While most enterprise architects are familiar with promise – and unfortunately the hype – of big data, very few are familiar with the newer concept of “big process.” Forrester first coined this term back in August of 2011 to describe the shift we see in organizations moving from siloed approaches to BPM and process improvement to more holistic approaches that stitch all the pieces together to drive business transformation.

Our working definition for big process is:

“Methods and techniques that provide a more holistic approach to process improvement and process transformation initiatives.”

As we pushed deeper into our big process research, we found that the relationship between big data and big process is crucial to driving real business value and improved business outcomes. Specifically we found that the connection between big data and big process revolved around the "Four C’s” of:

1.Customers. You would have to be hiding under a rock not to see that improving customer experience is a top priority for business and IT executives. However, in order to improve customer experience, business and IT leaders must first mine oceans of operational data to pinpoint exactly what must be done to improve the customer experience and underlying business processes.

2.Chaos. Enterprise architects and business process professionals need to come to terms with the fact that today’s business processes are not as neat, tidy, and structured as we’ve been led to believe during 20th Century. Today’s business processes are chaotic and require an understanding of the relationships between process and data in order to drive better business outcomes.
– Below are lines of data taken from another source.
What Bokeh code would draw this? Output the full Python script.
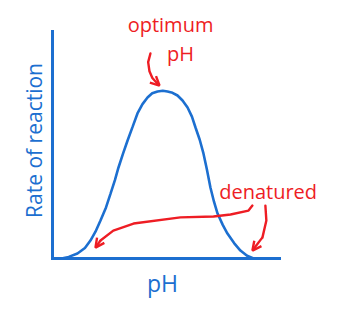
import math
from bokeh.plotting import figure
from bokeh.models import Range1d, FixedTicker, Label, Arrow, OpenHead
from bokeh.embed import file_html
from bokeh.resources import INLINE

# Curve: rate of reaction vs pH
ph = [0.56, 1.0, 1.54, 2.0, 2.34, 2.65, 2.96, 3.3, 3.58, 3.85, 4.07, 4.35, 4.63, 4.95, 5.24,
      5.55, 5.86, 6.15, 6.48, 6.8, 7.09, 7.4, 7.71, 8.02, 8.33, 8.6, 8.82, 9.08, 9.31, 9.52,
      9.74, 9.96, 10.18, 10.5, 10.79, 11.2, 11.59, 12.0, 12.4]
rate = [0.0, 0.7, 2.2, 4.6, 7.9, 11.8, 16.7, 22.5, 28.6, 34.5, 40.1, 46.2, 52.0, 58.2, 63.9,
        68.0, 70.9, 72.8, 73.6, 73.9, 73.6, 73.0, 71.8, 69.6, 66.5, 62.5, 57.7, 52.3, 46.3, 39.3,
        31.3, 25.0, 19.8, 14.8, 11.0, 6.8, 3.5, 1.2, 0.0]

# Annotation arrows (pH, rate)
opt_x = [6.04, 5.90, 5.98, 6.16, 6.48, 6.60]
opt_y = [90.3, 86.5, 82.5, 79.5, 77.0, 76.2]
den1_x = [12.33, 12.09, 10.98, 9.93, 7.89, 5.00, 3.75, 2.96, 2.65]
den1_y = [23.3, 21.1, 19.4, 18.5, 18.1, 15.4, 12.3, 7.9, 4.8]
den2_x = [13.13, 13.19, 12.95, 12.33]
den2_y = [23.3, 16.7, 9.3, 3.5]

labels_text = ["optimum", "pH", "denatured"]
labels_x = [7.28, 7.89, 13.30]
labels_y = [102.9, 90.4, 29.5]

x_label = "pH"
y_label = "Rate of reaction"
x_label_pos = (6.78, -11.0)
y_label_pos = (-1.17, 52.0)
x_bounds = (0, 14)
y_bounds = (0, 100)

BLUE = "#1c6fd0"
RED = "#ee1d24"
FONT = "Open Sans"

p = figure(width=364, height=316, output_backend="svg", toolbar_location=None,
           x_range=Range1d(-2.714, 19.243), y_range=Range1d(-22.03, 113.66),
           min_border_left=8, min_border_right=0, min_border_top=0, min_border_bottom=8)
p.outline_line_color = None
p.grid.visible = False
p.background_fill_color = "white"

for ax in (p.xaxis[0], p.yaxis[0]):
    ax.ticker = FixedTicker(ticks=[])
    ax.fixed_location = 0
    ax.major_tick_line_color = None
    ax.minor_tick_line_color = None
    ax.major_label_text_font_size = "0px"
    ax.axis_line_color = BLUE
    ax.axis_line_width = 3
    ax.axis_line_cap = "square"

p.xaxis.bounds = x_bounds
p.yaxis.bounds = y_bounds

p.line(ph, rate, line_color=BLUE, line_width=2.6)

for xs, ys in ((opt_x, opt_y), (den1_x, den1_y), (den2_x, den2_y)):
    p.line(xs[:-1], ys[:-1], line_color=RED, line_width=2.4, line_cap="round", line_join="round")
    p.add_layout(Arrow(end=OpenHead(size=9, line_color=RED, line_width=2.4),
                       x_start=xs[-2], y_start=ys[-2], x_end=xs[-1], y_end=ys[-1],
                       line_color=RED, line_width=2.4))

for t, lx, ly in zip(labels_text, labels_x, labels_y):
    p.add_layout(Label(x=lx, y=ly, text=t, text_align="center", text_baseline="alphabetic",
                       text_color=RED, text_font=FONT, text_font_size="20px"))

p.add_layout(Label(x=x_label_pos[0], y=x_label_pos[1], text=x_label, text_align="center",
                   text_baseline="alphabetic", text_color=BLUE, text_font=FONT,
                   text_font_size="23px"))
p.add_layout(Label(x=y_label_pos[0], y=y_label_pos[1], text=y_label, text_align="center",
                   text_baseline="alphabetic", angle=math.pi / 2, text_color=BLUE,
                   text_font=FONT, text_font_size="21px"))

open("out.html", "w").write(file_html(p, INLINE))
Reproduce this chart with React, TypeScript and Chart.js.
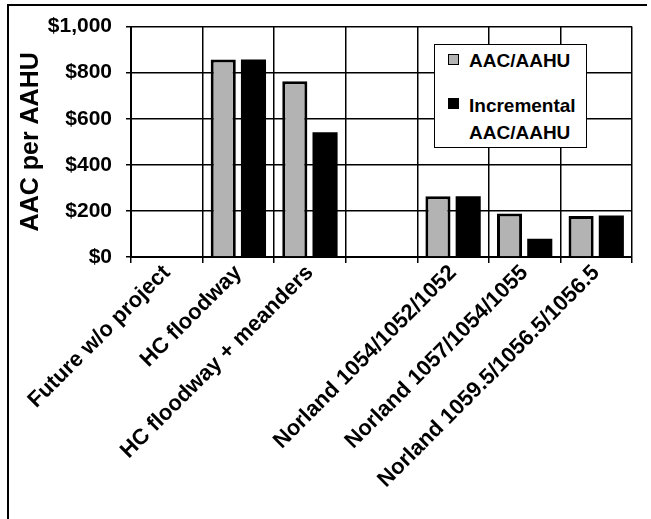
import React, { useEffect, useRef } from "react";
import { Chart, registerables } from "chart.js";

Chart.register(...registerables);

const categories = [
  "Future w/o project",
  "HC floodway",
  "HC floodway + meanders",
  "",
  "Norland 1054/1052/1052",
  "Norland 1057/1054/1055",
  "Norland 1059.5/1056.5/1056.5",
];
const aacPerAahu = [null, 857, 763, null, 264, 189, 178];
const incrementalAacPerAahu = [null, 857, 541, null, 264, 79, 180];
const seriesNames = ["AAC/AAHU", "Incremental AAC/AAHU"];
const yAxisTitle = "AAC per AAHU";
const yMin = 0;
const yMax = 1000;
const yStep = 200;

const FONT = '"Liberation Sans", Arial, Helvetica, sans-serif';

export default function App() {
  const ref = useRef<HTMLCanvasElement | null>(null);

  useEffect(() => {
    const canvas = ref.current;
    if (!canvas) return;
    const chart = new Chart(canvas, {
      type: "bar",
      data: {
        labels: categories,
        datasets: [
          {
            label: seriesNames[0],
            data: aacPerAahu,
            backgroundColor: "#b3b3b3",
            borderColor: "#000",
            borderWidth: 3,
            categoryPercentage: 0.845,
            barPercentage: 0.83,
          },
          {
            label: seriesNames[1],
            data: incrementalAacPerAahu,
            backgroundColor: "#000",
            borderColor: "#000",
            borderWidth: 0,
            categoryPercentage: 0.845,
            barPercentage: 0.83,
          },
        ],
      },
      options: {
        responsive: false,
        animation: false,
        devicePixelRatio: 1,
        layout: { padding: { left: 0, right: 19, top: 26, bottom: 0 } },
        plugins: {
          legend: { display: false },
          tooltip: { enabled: false },
        },
        scales: {
          x: {
            offset: true,
            grid: {
              display: true,
              offset: true,
              color: "#000",
              lineWidth: 1.5,
              tickLength: 6,
              drawTicks: true,
            },
            border: { display: true, color: "#000", width: 2 },
            ticks: {
              color: "#000",
              font: { family: FONT, size: 22, weight: "bold" },
              minRotation: 45,
              maxRotation: 45,
              autoSkip: false,
              padding: -3,
            },
            afterFit: (scale: any) => {
              scale.height = 262;
            },
          },
          y: {
            min: yMin,
            max: yMax,
            grid: {
              color: "#000",
              lineWidth: 1.5,
              tickLength: 5,
              drawTicks: true,
            },
            border: { display: true, color: "#000", width: 2 },
            ticks: {
              stepSize: yStep,
              color: "#000",
              padding: 14,
              font: { family: FONT, size: 21, weight: "bold" },
              callback: (v: any) => "$" + Number(v).toLocaleString("en-US"),
            },
            title: {
              display: true,
              text: yAxisTitle,
              color: "#000",
              font: { family: FONT, size: 25, weight: "bold" },
              padding: { top: 16, bottom: 0 },
            },
            afterFit: (scale: any) => {
              scale.width = 131;
            },
          },
        },
      },
    });
    return () => chart.destroy();
  }, []);

  const swatch = (bg: string): React.CSSProperties => ({
    position: "absolute",
    width: 9,
    height: 9,
    background: bg,
    border: "1.5px solid #000",
  });
  const txt: React.CSSProperties = {
    position: "absolute",
    fontFamily: FONT,
    fontWeight: "bold",
    fontSize: 19,
    lineHeight: "19px",
    color: "#000",
    whiteSpace: "nowrap",
  };

  return (
    <div
      style={{
        position: "fixed",
        left: 0,
        top: 0,
        width: 651,
        height: 519,
        background: "#fff",
        overflow: "hidden",
      }}
    >
      <div
        style={{
          position: "absolute",
          left: 7,
          top: 4,
          width: 638,
          height: 600,
          borderTop: "2px solid #000",
          borderLeft: "2px solid #000",
        }}
      />
      <canvas
        ref={ref}
        width={651}
        height={519}
        style={{ position: "absolute", left: 0, top: 0, width: 651, height: 519 }}
      />
      <div
        style={{
          position: "absolute",
          left: 434,
          top: 44,
          width: 151,
          height: 102,
          border: "1.5px solid #000",
          background: "#fff",
        }}
      >
        <div style={{ ...swatch("#b3b3b3"), left: 13, top: 9 }} />
        <div style={{ ...txt, left: 34, top: 6 }}>{seriesNames[0]}</div>
        <div style={{ ...swatch("#000"), left: 13, top: 53 }} />
        <div style={{ ...txt, left: 34, top: 51 }}>Incremental</div>
        <div style={{ ...txt, left: 34, top: 78 }}>AAC/AAHU</div>
      </div>
    </div>
  );
}
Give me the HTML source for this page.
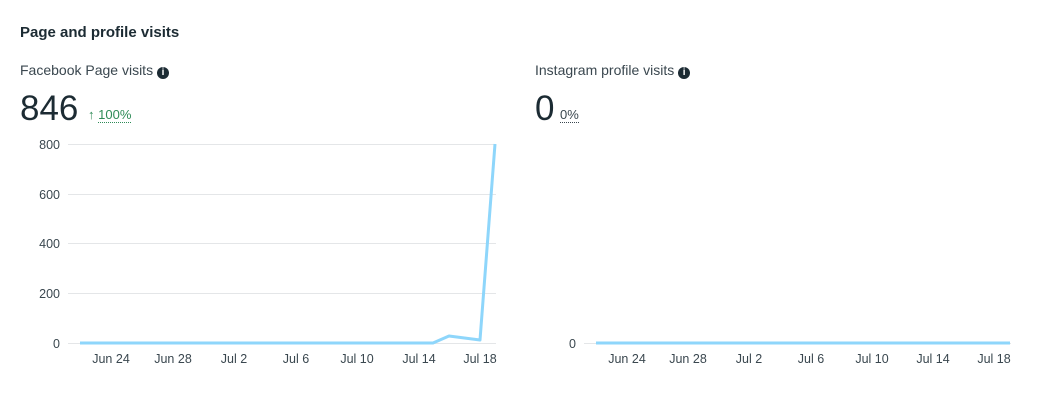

3.Context. This term is quickly becoming the most overused buzzword within IT and business circles. However overused or misused, enterprise architects and business process professionals must begin to build business and technology architectures that glean and intuit deeper meaning across the relationship of business events, operational data, and operational performance.4.Cloud. In our research we found many companies looking to push core business processes into hybrid on-premise/off-premise configurations. This means some parts of a particular value stream might live in the cloud, while other parts of the value stream might live on internal infrastructure. While this is not a new concept, we found that most companies exploring these hybrid configurations overlooked the need to maintain data relationships across a fragmented and splintered value stream.